Hace algunos años, un alcalde español que cambiaba de partido político por tercera vez justificaba ante un periodista su transfuguismo con una respuesta que deja pocas dudas: “Mire usted, yo nunca he cambiado. Yo siempre he querido ser alcalde”. La frase resume el verdadero espíritu de un tránsfuga: mantenerse en el cargo y adueñarse de unos atributos que los ciudadanos le otorgan a su partido, y no a él.

El transfuguismo es una estafa a los ciudadanos. Lo es en un sistema electoral como el nuestro, de listas cerradas, en el que los votantes dan su apoyo a una formación en la que se integran personas a las que, en muchos casos, ni siquiera conocen. Es sencillo: nos apoyan por dónde estamos, no por quiénes somos.

Es comprensible que un diputado o un concejal abandonen un partido, bien porque ellos han cambiado, o porque consideran que lo han hecho los ideales o el rumbo de su formación. Lo que no es tolerable es que en esa huida se lleven consigo algo que no les pertenece, que es la condición de representante de los ciudadanos, el escaño y la retribución económica. Además, la experiencia nos dice que, en la mayoría de los casos, el tránsfuga que se aferra al escaño no abandona el partido por motivos de conciencia, sino por razones oscuras o espurias.

Es cierto que el Tribunal Constitucional ampara legalmente esa apropiación indebida del acta, pero también lo es que en cada sentencia hay votos particulares de magistrados que no están de acuerdo con la doctrina general, aunque, como el resto de los españoles, no tengan más remedio que acatarla. Existe un evidente divorcio entre la realidad política y la realidad jurídica sobre este asunto, seguramente porque la lealtad es un concepto político, no jurídico.

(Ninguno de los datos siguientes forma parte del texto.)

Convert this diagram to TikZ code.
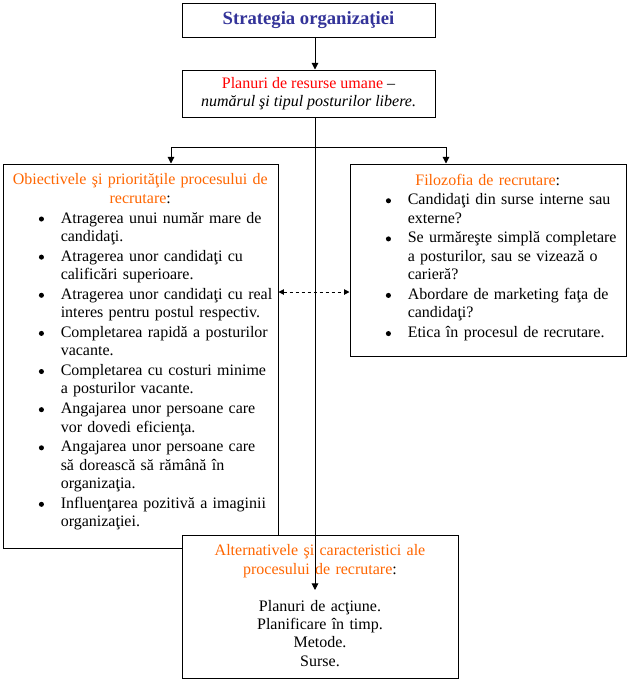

La ética, la moralidad y la dignidad deberían estar siempre por encima de la ley, o al menos no contradecirla. Tal vez por eso ha sido necesario el pacto antitransfuguismo, que los once partidos nacionales refrendamos en noviembre, y en el que nos comprometimos a no admitir en nuestras formaciones a quienes procedan de otro partido mientras mantengan el cargo conseguido en su formación original. El compromiso duró poco.

Provoca sonrojo el fariseísmo de algunos partidos que se rasgan las vestiduras cuando son los afectados, pero miran hacia otro lado cuando salen beneficiados. No tienen una voluntad clara de solucionar el problema del transfuguismo, sino que aparentan que quieren resolver un problema con supuestos pactos que son vulnerados al cuarto de hora de firmarse.

Y, como siempre, gritan más los que más tienen que callar. Lo vimos este miércoles en el parlamento asturiano. Hay quienes son incapaces de defender, si no es con voces, la compra de voluntades que se negocia en los despachos, enmascarada de proselitismo. El grito, la invención y la descalificación, son la salida de emergencia de los necios cuando se quedan sin argumentos.

Sabemos que el centro político es molesto para el bipartidismo, y más todavía para los extremos. Precisamente por eso es más necesario que nunca. Ciudadanos llegó a la política para aportar moderación, equilibrio y sentido común; para dar su apoyo a proyectos políticos y no a siglas. Y en ese centro político seguiremos, inclinando la balanza con acuerdos y no con prebendas. Cueste lo que cueste, y le pese a quien le pese.

La actividad política debería suponer siempre más renuncias que ventajas. Tendría que estar basada en la experiencia y el conocimiento de profesionales liberales de distintos ámbitos que aportan su talento y están de paso, y no en quienes llegan a ella sin oficio ni beneficio y pretenden echar raíces para siempre porque, a quien no tiene a dónde ir, le importa menos ir con los de la feria y volver con los del mercado si eso supone seguir caminando.

Se impone un acuerdo nacional para abrir las listas; para que los ciudadanos elijan y puedan dejar fuera a quienes les han traicionado o decepcionado. Y estamos obligados a legislar para que un tránsfuga que ha hurtado su escaño quede inhabilitado para concurrir de nuevo en una lista electoral. Porque la traición política y la compra de voluntades no pueden estar nunca por encima de las decisiones de los ciudadanos.